Both Oregon's Secretary of State Bill Bradbury and former state lawmaker Kevin Mannix are right in noting Oregon's campaign finance law is ripe for some serious tweaking.
Only when Oregonians can see who donated what to whom can they make fully informed judgments in casting ballots. As the law now stands, that bright light can be legally dimmed.
That point was made clear again when the state attorney general made a final report on his investigation into a complaint made against Mannix earlier this year. The complaint alleged Mannix, a Republican, had violated state law when a donor put large sums of money into political action committees that then made donations to Mannix. The PACs made all the necessary disclosures about donors, and Mannix listed the PACs, of which he was treasurer, when making his own required financial disclosures. He was not required to list on his own disclosures individual donors to the PACs, however. The effect was that neither Mannix nor the donor, the late Robert Randall of Portland, had to acknowledge directly their financial relationship.
The attorney general, after investi- gating the matter, said Mannix did nothing that violated the law. Similarly, the Democratic Party also was within the law when the issue came up in 1990.
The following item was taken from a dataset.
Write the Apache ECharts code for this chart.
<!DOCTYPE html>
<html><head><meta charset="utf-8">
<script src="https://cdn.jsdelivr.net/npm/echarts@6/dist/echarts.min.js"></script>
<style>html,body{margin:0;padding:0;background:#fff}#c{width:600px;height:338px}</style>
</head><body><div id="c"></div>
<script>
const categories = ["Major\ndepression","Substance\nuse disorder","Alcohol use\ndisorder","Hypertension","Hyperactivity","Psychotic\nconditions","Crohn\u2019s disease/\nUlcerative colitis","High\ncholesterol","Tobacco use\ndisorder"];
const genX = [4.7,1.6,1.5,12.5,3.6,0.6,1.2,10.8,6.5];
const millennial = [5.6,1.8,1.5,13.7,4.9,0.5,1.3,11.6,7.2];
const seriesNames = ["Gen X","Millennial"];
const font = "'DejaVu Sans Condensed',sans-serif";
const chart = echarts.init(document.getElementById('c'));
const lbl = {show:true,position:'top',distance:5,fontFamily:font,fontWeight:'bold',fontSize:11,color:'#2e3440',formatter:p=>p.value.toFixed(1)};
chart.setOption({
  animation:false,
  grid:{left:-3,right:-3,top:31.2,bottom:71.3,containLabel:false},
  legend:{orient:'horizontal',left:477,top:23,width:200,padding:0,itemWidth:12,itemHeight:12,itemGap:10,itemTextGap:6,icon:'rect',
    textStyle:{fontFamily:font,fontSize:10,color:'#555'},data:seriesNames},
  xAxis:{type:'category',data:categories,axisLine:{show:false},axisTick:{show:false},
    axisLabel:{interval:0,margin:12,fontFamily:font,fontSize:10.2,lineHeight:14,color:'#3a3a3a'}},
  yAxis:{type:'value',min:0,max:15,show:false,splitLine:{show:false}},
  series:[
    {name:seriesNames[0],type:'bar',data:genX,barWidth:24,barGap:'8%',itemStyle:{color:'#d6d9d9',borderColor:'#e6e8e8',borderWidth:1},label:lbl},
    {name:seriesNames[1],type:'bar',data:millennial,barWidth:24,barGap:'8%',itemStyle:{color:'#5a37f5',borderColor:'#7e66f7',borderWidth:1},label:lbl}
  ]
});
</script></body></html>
But being on the right side of the legal line and fulfilling the spirit campaign law that works on the assumption that disclosure is far more effective in providing for fair and honest elections than is a limit on campaign contributions are two different things.
Both Mannix and Bradbury acknowledge that, and Bradbury has said he will appoint a panel to look at possible changes to the law and make recommendations to the 2005 Legislature.
They're overdue. Lawmakers of both parties have known for at least 13 years - since the Democrats had reporting problems of their own - that the loophole was there. Yet they've failed in that time to find a meaningful way to close it. Their failure does a disservice to the Oregonians who put them in office and who deserve to know who is paying their campaign bills.